Copy the lines below as they are; omit the images they contain.
================
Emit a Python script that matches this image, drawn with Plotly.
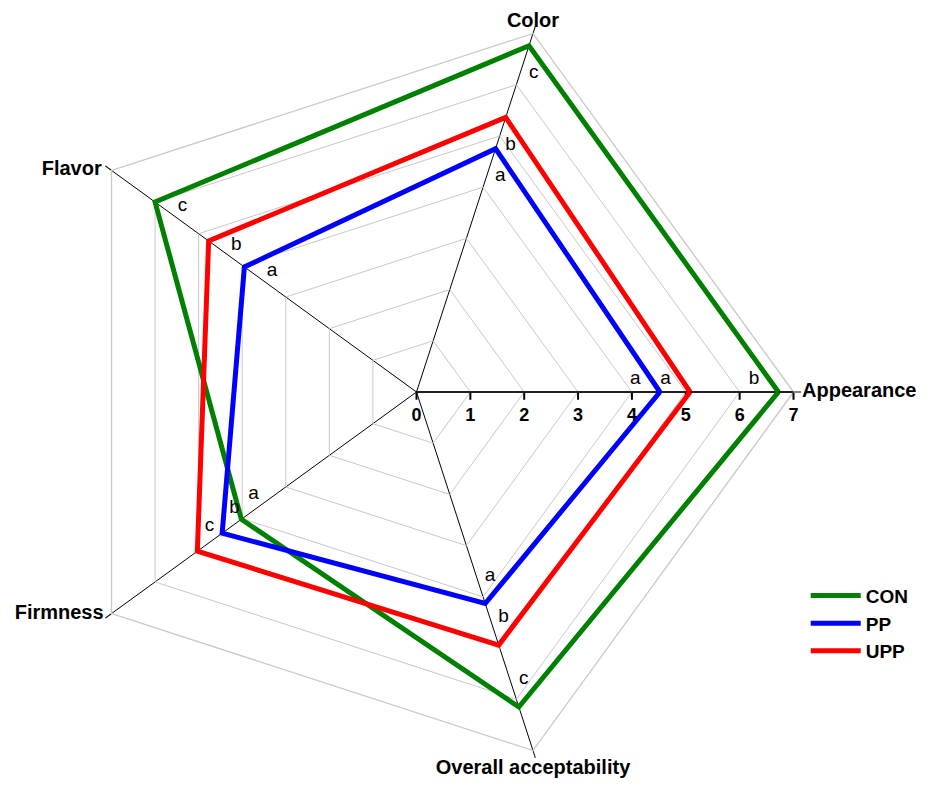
import math
import plotly.graph_objects as go

# ---- data ----
attributes = ["Appearance", "Color", "Flavor", "Firmness", "Overall acceptability"]
series_names = ["CON", "PP", "UPP"]
con_values = [6.72, 6.76, 6.00, 4.02, 6.15]
pp_values = [4.52, 4.75, 3.95, 4.46, 4.13]
upp_values = [5.08, 5.36, 4.77, 5.03, 4.94]
con_letters = ["b", "c", "c", "a", "c"]
pp_letters = ["a", "a", "a", "b", "a"]
upp_letters = ["a", "b", "b", "c", "b"]
radial_ticks = [0, 1, 2, 3, 4, 5, 6, 7]

# ---- style ----
colors = {"CON": "#008000", "PP": "#0000ff", "UPP": "#ff0000"}
FONT = "Liberation Sans, Arial, sans-serif"
R_MAX = 7
PX_PER_UNIT = 53.8          # approx pixel size of one radial unit
LABEL_BACK = 0.45           # letter sits this far inside the vertex
LABEL_SIDE_PX = 13          # perpendicular offset of letter from spoke
label_side = [1, -1, -1, -1, 1]  # +1 counterclockwise side, -1 clockwise
axis_label_pos = ["middle right", "top center", "middle left", "middle left", "bottom center"]
axis_label_gap = [12, 1, 14, 11, 12]   # invisible marker sizes -> text gap

values = {"CON": con_values, "PP": pp_values, "UPP": upp_values}
letters = {"CON": con_letters, "PP": pp_letters, "UPP": upp_letters}

W, H = 933, 793
PAGE_OFFSET = 8             # page body margin shifts the figure
cx, cy, rad = 416.5 - PAGE_OFFSET, 392 - PAGE_OFFSET, 377
dom_x = [(cx - rad) / W, (cx + rad) / W]
dom_y = [(H - (cy + rad)) / H, (H - (cy - rad)) / H]

fig = go.Figure()

for name in series_names:
    v = values[name]
    fig.add_trace(go.Scatterpolar(
        r=v + [v[0]], theta=attributes + [attributes[0]],
        mode="lines", name=name,
        line=dict(color=colors[name], width=5),
        subplot="polar", hoverinfo="skip",
    ))

# axis (attribute) labels, placed at the outer vertices
fig.add_trace(go.Scatterpolar(
    r=[R_MAX] * len(attributes), theta=attributes,
    mode="markers+text", text=attributes, textposition=axis_label_pos,
    marker=dict(size=axis_label_gap, color="rgba(0,0,0,0)",
                line=dict(width=0)),
    textfont=dict(family=FONT, size=20, color="black", weight="bold"),
    cliponaxis=False, showlegend=False, subplot="polar", hoverinfo="skip",
))

# significance letters on an overlaid linear-angle polar
n = len(attributes)
for name in series_names:
    v = values[name]
    rs, ths = [], []
    for i, val in enumerate(v):
        r = val - LABEL_BACK
        dtheta = math.degrees(LABEL_SIDE_PX / (r * PX_PER_UNIT))
        rs.append(r)
        ths.append(i * 360 / n + label_side[i] * dtheta)
    fig.add_trace(go.Scatterpolar(
        r=rs, theta=ths, mode="text", text=letters[name],
        textfont=dict(family=FONT, size=19, color="black"),
        textposition="middle center",
        showlegend=False, subplot="polar2", hoverinfo="skip",
    ))

fig.update_layout(
    width=W, height=H,
    margin=dict(l=0, r=0, t=0, b=0),
    paper_bgcolor="white",
    font=dict(family=FONT, color="black"),
    polar=dict(
        domain=dict(x=dom_x, y=dom_y),
        bgcolor="white",
        gridshape="linear",
        radialaxis=dict(
            range=[0, R_MAX], tickvals=radial_ticks,
            ticktext=[str(t) for t in radial_ticks],
            angle=0, side="clockwise",
            showline=True, linecolor="black", linewidth=1.5,
            ticks="outside", ticklen=7, tickcolor="black", tickwidth=1.5,
            tickfont=dict(family=FONT, size=18, color="black", weight="bold"),
            gridcolor="#c8c8c8", gridwidth=1.3,
            layer="below traces",
        ),
        angularaxis=dict(
            type="category", categoryarray=attributes,
            rotation=0, direction="counterclockwise",
            showline=True, linecolor="#c8c8c8", linewidth=1.3,
            gridcolor="black", gridwidth=1.3,
            ticks="outside", ticklen=7, tickcolor="black", tickwidth=1.3,
            showticklabels=False,
            layer="below traces",
        ),
    ),
    polar2=dict(
        domain=dict(x=dom_x, y=dom_y),
        bgcolor="rgba(0,0,0,0)",
        radialaxis=dict(range=[0, R_MAX], visible=False),
        angularaxis=dict(visible=False, rotation=0, direction="counterclockwise",
                         thetaunit="degrees"),
    ),
    legend=dict(
        x=0.855, y=0.283, xanchor="left", yanchor="top",
        itemwidth=50,
        font=dict(family=FONT, size=19, color="black", weight="bold"),
        bgcolor="rgba(0,0,0,0)", borderwidth=0,
    ),
    showlegend=True,
)

fig.write_html("out.html")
================
■ EXPECTED ANSWER:
Emit a Python script that matches this image, drawn with Plotly.
import math
import plotly.graph_objects as go

# ---- data ----
attributes = ["Appearance", "Color", "Flavor", "Firmness", "Overall acceptability"]
series_names = ["CON", "PP", "UPP"]
con_values = [6.72, 6.76, 6.00, 4.02, 6.15]
pp_values = [4.52, 4.75, 3.95, 4.46, 4.13]
upp_values = [5.08, 5.36, 4.77, 5.03, 4.94]
con_letters = ["b", "c", "c", "a", "c"]
pp_letters = ["a", "a", "a", "b", "a"]
upp_letters = ["a", "b", "b", "c", "b"]
radial_ticks = [0, 1, 2, 3, 4, 5, 6, 7]

# ---- style ----
colors = {"CON": "#008000", "PP": "#0000ff", "UPP": "#ff0000"}
FONT = "Liberation Sans, Arial, sans-serif"
R_MAX = 7
PX_PER_UNIT = 53.8          # approx pixel size of one radial unit
LABEL_BACK = 0.45           # letter sits this far inside the vertex
LABEL_SIDE_PX = 13          # perpendicular offset of letter from spoke
label_side = [1, -1, -1, -1, 1]  # +1 counterclockwise side, -1 clockwise
axis_label_pos = ["middle right", "top center", "middle left", "middle left", "bottom center"]
axis_label_gap = [12, 1, 14, 11, 12]   # invisible marker sizes -> text gap

values = {"CON": con_values, "PP": pp_values, "UPP": upp_values}
letters = {"CON": con_letters, "PP": pp_letters, "UPP": upp_letters}

W, H = 933, 793
PAGE_OFFSET = 8             # page body margin shifts the figure
cx, cy, rad = 416.5 - PAGE_OFFSET, 392 - PAGE_OFFSET, 377
dom_x = [(cx - rad) / W, (cx + rad) / W]
dom_y = [(H - (cy + rad)) / H, (H - (cy - rad)) / H]

fig = go.Figure()

for name in series_names:
    v = values[name]
    fig.add_trace(go.Scatterpolar(
        r=v + [v[0]], theta=attributes + [attributes[0]],
        mode="lines", name=name,
        line=dict(color=colors[name], width=5),
        subplot="polar", hoverinfo="skip",
    ))

# axis (attribute) labels, placed at the outer vertices
fig.add_trace(go.Scatterpolar(
    r=[R_MAX] * len(attributes), theta=attributes,
    mode="markers+text", text=attributes, textposition=axis_label_pos,
    marker=dict(size=axis_label_gap, color="rgba(0,0,0,0)",
                line=dict(width=0)),
    textfont=dict(family=FONT, size=20, color="black", weight="bold"),
    cliponaxis=False, showlegend=False, subplot="polar", hoverinfo="skip",
))

# significance letters on an overlaid linear-angle polar
n = len(attributes)
for name in series_names:
    v = values[name]
    rs, ths = [], []
    for i, val in enumerate(v):
        r = val - LABEL_BACK
        dtheta = math.degrees(LABEL_SIDE_PX / (r * PX_PER_UNIT))
        rs.append(r)
        ths.append(i * 360 / n + label_side[i] * dtheta)
    fig.add_trace(go.Scatterpolar(
        r=rs, theta=ths, mode="text", text=letters[name],
        textfont=dict(family=FONT, size=19, color="black"),
        textposition="middle center",
        showlegend=False, subplot="polar2", hoverinfo="skip",
    ))

fig.update_layout(
    width=W, height=H,
    margin=dict(l=0, r=0, t=0, b=0),
    paper_bgcolor="white",
    font=dict(family=FONT, color="black"),
    polar=dict(
        domain=dict(x=dom_x, y=dom_y),
        bgcolor="white",
        gridshape="linear",
        radialaxis=dict(
            range=[0, R_MAX], tickvals=radial_ticks,
            ticktext=[str(t) for t in radial_ticks],
            angle=0, side="clockwise",
            showline=True, linecolor="black", linewidth=1.5,
            ticks="outside", ticklen=7, tickcolor="black", tickwidth=1.5,
            tickfont=dict(family=FONT, size=18, color="black", weight="bold"),
            gridcolor="#c8c8c8", gridwidth=1.3,
            layer="below traces",
        ),
        angularaxis=dict(
            type="category", categoryarray=attributes,
            rotation=0, direction="counterclockwise",
            showline=True, linecolor="#c8c8c8", linewidth=1.3,
            gridcolor="black", gridwidth=1.3,
            ticks="outside", ticklen=7, tickcolor="black", tickwidth=1.3,
            showticklabels=False,
            layer="below traces",
        ),
    ),
    polar2=dict(
        domain=dict(x=dom_x, y=dom_y),
        bgcolor="rgba(0,0,0,0)",
        radialaxis=dict(range=[0, R_MAX], visible=False),
        angularaxis=dict(visible=False, rotation=0, direction="counterclockwise",
                         thetaunit="degrees"),
    ),
    legend=dict(
        x=0.855, y=0.283, xanchor="left", yanchor="top",
        itemwidth=50,
        font=dict(family=FONT, size=19, color="black", weight="bold"),
        bgcolor="rgba(0,0,0,0)", borderwidth=0,
    ),
    showlegend=True,
)

fig.write_html("out.html")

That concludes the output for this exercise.